Wednesday, July 4, 2012

Indelible Etchings

As discussed previously, growing up in rural Maryland was somewhat of a boring existence. So when the opportunity presented itself in the 5th grade to audition for the "Folksingers" choir it was not to be missed. I was surprised that I made the cut. We learned lots of songs that have remained in my repertoire, kind of like the highly useful Spanish and German dialogues of the 9th to 11th grades. After all, who could forget such phrases as: Donde esta la Biblioteca? or, Zeit wann kannst du um die Ecke sehen?

All of the popular musicals were mined for material. I never could have imagined that 40 years in the future - how much I would value the ability to sing 'Edelweiss' to my Mom on her deathbed.

So occasionally I challenge myself to recall the other tunes, because well, you never know when you might need one. Some of those tunes that bubble back to the top never really seemed like songs. More like poems that were set to music. For instance there was "The New Hungarian Folksong":

Oh how high, green forest spread your highest tree.
How long since its
latest leaf fell silently?

How long since its
latest leaf fell silently?
Now a lone bird seeks its mate so mournfully.

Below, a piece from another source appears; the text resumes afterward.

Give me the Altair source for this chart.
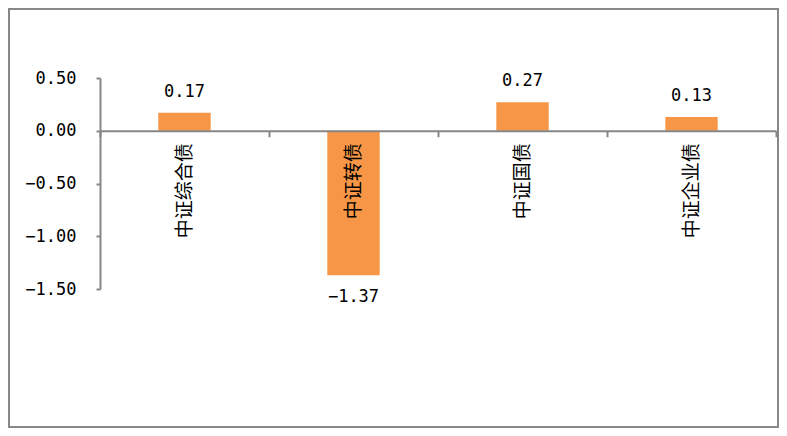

High above the clouds a lark now earthward flies.
Sad her heart forlorn amidst the empty skies.
Sheltered, hidden
under shade of leaf and flower

Still she mourns the mate who left her lonely here
OK, if you never heard it I'm not surprised. But it had a haunting tune. Well of course I digress, because after all circumlocution is an essential part of the format, and I refuse to respond to criticism.

But there was another such tune that I learned, and I am reminded of it on this 4th of July. You may not have heard the musical version, but sit back and consider the "lyrics" of Emma Lazarus' "The New Colossus" and see if there isn't a special meaning in them for you.

"Give me your tired, your poor,
Your huddled masses yearning to breathe free,
The wretched refuse of your teeming shore.
Send these, the homeless, tempest-tost to me,
I lift my lamp beside the golden door!"

Happy Birthday America. Set yourself free.